Paul Edwin Hasule

Personal information
- Full name: Paul Edwin Hasule
- Date of birth: 20 November 1959
- Place of birth: Kampala, Uganda
- Date of death: 26 April 2004 (aged 44)
- Place of death: Mulago Hospital, Kampala, Uganda
- Position: Right back

Senior career*
- Years: Team / Apps / (Gls)
- 1982–1993: SC Villa

International career
- 1984–1993: Uganda

Managerial career
- 1994–1995: SC Villa
- 1995: State House
- 1995–1998: Simba SC
- 1998–2000: SC Villa
- 2000–2004: Police FC

= Paul Hasule =

Ugandan footballer and coach (1959–2004)

Paul Edwin Hasule (20 November 1959 – 26 April 2004) was a Ugandan former footballer. He was captain and coach of the Uganda national football team (known as "The Cranes"). He had been involved in the national team setup as player and coach for 25 years.

He made a name for himself as a footballer with record local champions SC Villa and became the main factor in their victories between 1982 and 1994. Hasule was part of the mighty SC Villa team that won the inaugural Super League unbeaten in 1982. He also led the club to the prestigious East and Central Africa club title in 1987. Twice he took SC Villa to the finals on the continent, Africa Club Championship in 1991 and CAF Cup in 1992.

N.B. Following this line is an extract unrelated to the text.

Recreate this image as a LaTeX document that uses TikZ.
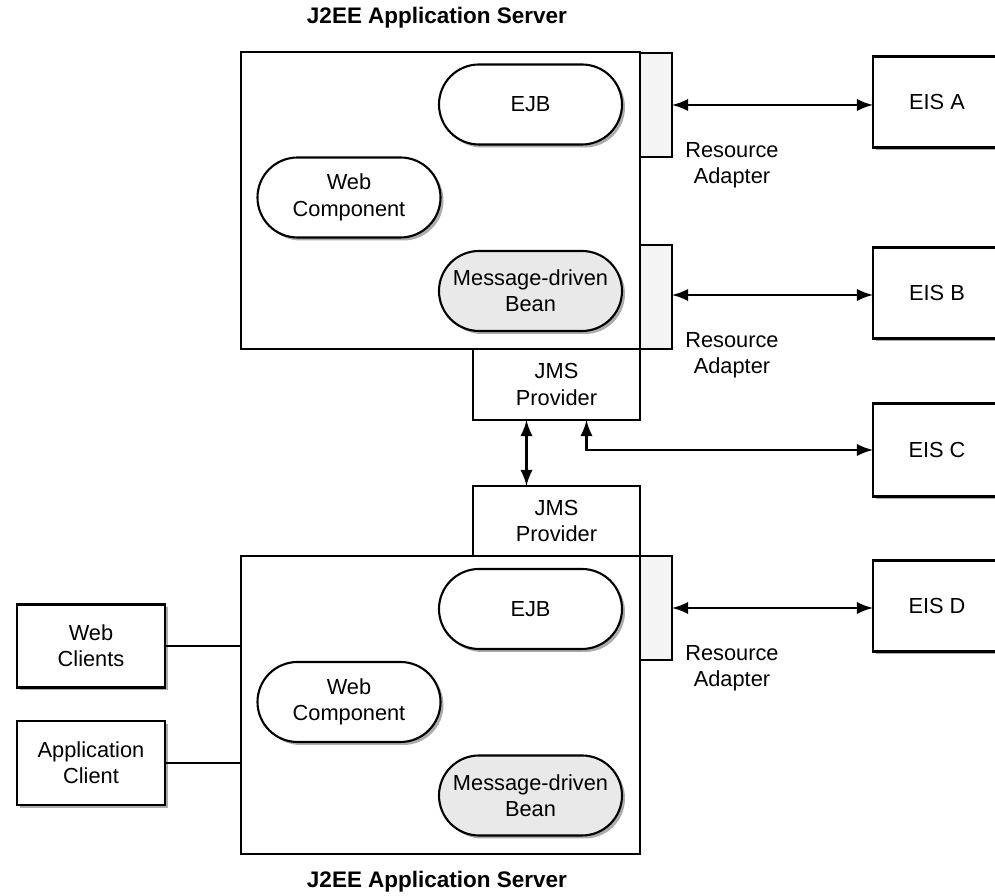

He retired as a player in 1993 to become assistant coach and team manager of SC Villa. He left in 1995 to coach State House and later Simba SC but returned in 1998 to SC Villa to win a historic 4th 'Double' (championship and club title). After winning another 'Double' in 2000, Hasule's contract was not renewed in 2001 and he moved on to coach Police FC until his death.

Aged 44, he died in Mulago Hospital in 2004, his death elicited emotional responses from a legion of his followers who paid him their last respects in kind by ensuring a decent burial, pitching in to meet the funeral expenses including the purchasing of a coffin draped in the national flag in his honour.